La convocazione della conferenza di Ginevra, infine, ha lasciato fuori anche voci importanti dell’opposizione siriana moderata, spesso con un peso decisamente superiore a quello del CNS. Come ha messo in luce lunedì un’indagine del quotidiano libanese Al Akhbar, i governi occidentali hanno di fatto spinto per la partecipazione ai colloqui con il regime solo dell’opposizione più malleabile e disposta a rappresentare i loro interessi, dimostrando ben poca attenzione alle aspirazioni della popolazione in Siria.

Lontani dal tavolo rimarranno così, ad esempio, sia il Consiglio per il Coordinamento Nazionale Siriano che il Partito dell’Unione Democratica curdo (PYD). Il primo è composto da 13 partiti di sinistra e svariati gruppi studenteschi e si batte da tempo per l’avvio di un dialogo pacifico e senza interferenze esterne con il regime. Il secondo, a differenza dell’altro partito curdo siriano (Consiglio Nazionale Curdo, KNC), ha deciso invece di disertare Ginevra in seguito al rifiuto degli USA, della Turchia e dei regimi del Golfo Persico di riconoscere la questione curda come uno dei punti da trattare nel corso della conferenza.

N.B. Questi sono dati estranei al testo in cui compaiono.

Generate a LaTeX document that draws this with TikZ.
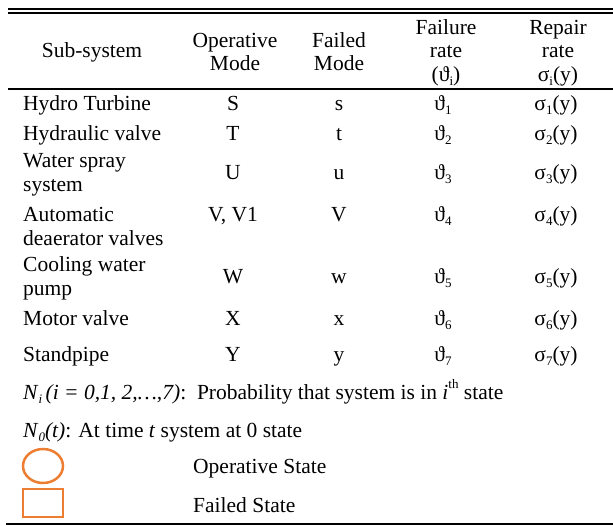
\documentclass[tikz,border=0pt]{standalone}
\usepackage{fontspec}
\usetikzlibrary{shapes.geometric}
\setmainfont{Liberation Serif}
\definecolor{legendorange}{HTML}{ED7D31}
\newcommand\sbx[1]{\raisebox{-0.22em}{\fontsize{13}{13}\selectfont #1}}
\newcommand\spx[1]{\raisebox{0.5em}{\fontsize{13}{13}\selectfont #1}}
\begin{document}
\begin{tikzpicture}[x=1pt,y=-1pt,
  txt/.style={inner sep=0pt, anchor=base, font=\fontsize{21.5}{24}\selectfont},
  lt/.style={txt, anchor=base west},
  rule/.style={line width=1.7pt},
  legend/.style={draw=legendorange, line width=2.5pt}]
\useasboundingbox (0,0) rectangle (613,525);
% rules
\coordinate (r1a) at (8,8.8);  \coordinate (r1b) at (613,8.8);
\coordinate (r2a) at (8,12.8); \coordinate (r2b) at (613,12.8);
\coordinate (r3a) at (8,89);   \coordinate (r3b) at (613,89);
\coordinate (r4a) at (6,523.7);\coordinate (r4b) at (613,523.7);
\draw[rule] (r1a) -- (r1b);
\draw[rule] (r2a) -- (r2b);
\draw[rule] (r3a) -- (r3b);
\draw[line width=2pt] (r4a) -- (r4b);
% header
\node[txt] (h1) at (92,57) {Sub-system};
\node[txt] (h2a) at (235,47) {Operative};
\node[txt] (h2b) at (235,70) {Mode};
\node[txt] (h3a) at (339,47) {Failed};
\node[txt] (h3b) at (339,70) {Mode};
\node[txt] (h4a) at (446,34) {Failure};
\node[txt] (h4b) at (446,57) {rate};
\node[txt] (h4c) at (446,81) {(ϑ\sbx{i})};
\node[txt] (h5a) at (558,34) {Repair};
\node[txt] (h5b) at (558,57) {rate};
\node[txt] (h5c) at (558,81) {σ\sbx{i}(y)};
% rows
\node[lt] (a1) at (23,110) {Hydro Turbine};
\node[lt] (a2) at (23,140) {Hydraulic valve};
\node[lt] (a3a) at (23,167) {Water spray};
\node[lt] (a3b) at (23,191) {system};
\node[lt] (a4a) at (23,221) {Automatic};
\node[lt] (a4b) at (23,245) {deaerator valves};
\node[lt] (a5a) at (23,271) {Cooling water};
\node[lt] (a5b) at (23,295) {pump};
\node[lt] (a6) at (23,325) {Motor valve};
\node[lt] (a7) at (23,361) {Standpipe};
% operative column
\node[txt] (b1) at (233,110) {S};
\node[txt] (b2) at (233,140) {T};
\node[txt] (b3) at (233,179) {U};
\node[txt] (b4) at (233,221) {V, V1};
\node[txt] (b5) at (233,283) {W};
\node[txt] (b6) at (233,325) {X};
\node[txt] (b7) at (233,361) {Y};
% failed column
\node[txt] (c1) at (339,110) {s};
\node[txt] (c2) at (339,140) {t};
\node[txt] (c3) at (339,179) {u};
\node[txt] (c4) at (339,221) {V};
\node[txt] (c5) at (339,283) {w};
\node[txt] (c6) at (339,325) {x};
\node[txt] (c7) at (339,361) {y};
% failure rate column
\node[txt] (d1) at (443,110) {ϑ\sbx{1}};
\node[txt] (d2) at (443,140) {ϑ\sbx{2}};
\node[txt] (d3) at (443,179) {ϑ\sbx{3}};
\node[txt] (d4) at (443,221) {ϑ\sbx{4}};
\node[txt] (d5) at (443,283) {ϑ\sbx{5}};
\node[txt] (d6) at (443,325) {ϑ\sbx{6}};
\node[txt] (d7) at (443,361) {ϑ\sbx{7}};
% repair rate column
\node[txt] (e1) at (556,110) {σ\sbx{1}(y)};
\node[txt] (e2) at (556,140) {σ\sbx{2}(y)};
\node[txt] (e3) at (556,179) {σ\sbx{3}(y)};
\node[txt] (e4) at (556,221) {σ\sbx{4}(y)};
\node[txt] (e5) at (556,283) {σ\sbx{5}(y)};
\node[txt] (e6) at (556,325) {σ\sbx{6}(y)};
\node[txt] (e7) at (556,361) {σ\sbx{7}(y)};
% notes
\node[lt] (n1) at (23,399) {\textit{N}\sbx{\textit{i}}\,\textit{(i = 0,1, 2,…,7)}:~~Probability that system is in \textit{i}\spx{th} state};
\node[lt] (n2) at (23,437) {\textit{N}\sbx{\textit{0}}\textit{(t)}: At time \textit{t} system at 0 state};
% legend
\node[legend, ellipse, minimum width=40pt, minimum height=34pt, inner sep=0pt] (op) at (43,466) {};
\node[legend, rectangle, minimum width=40pt, minimum height=28pt, inner sep=0pt] (fl) at (43,503) {};
\node[lt] (l1) at (193,473) {Operative State};
\node[lt] (l2) at (193,512) {Failed State};
\end{tikzpicture}
\end{document}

Secondo un rappresentate del PYD, infatti, al suo partito, così come ad altre formazioni di opposizione, sarebbe stato chiesto di delegare le proprie istanze ai membri della Coalizione Nazionale Siriana inviati a Ginevra, privando in sostanza di una loro voce i rappresentanti di una minoranza che si è ricavata in questi tre anni spazi significativi nel paese e che rappresenta quasi il dieci per cento della popolazione complessiva.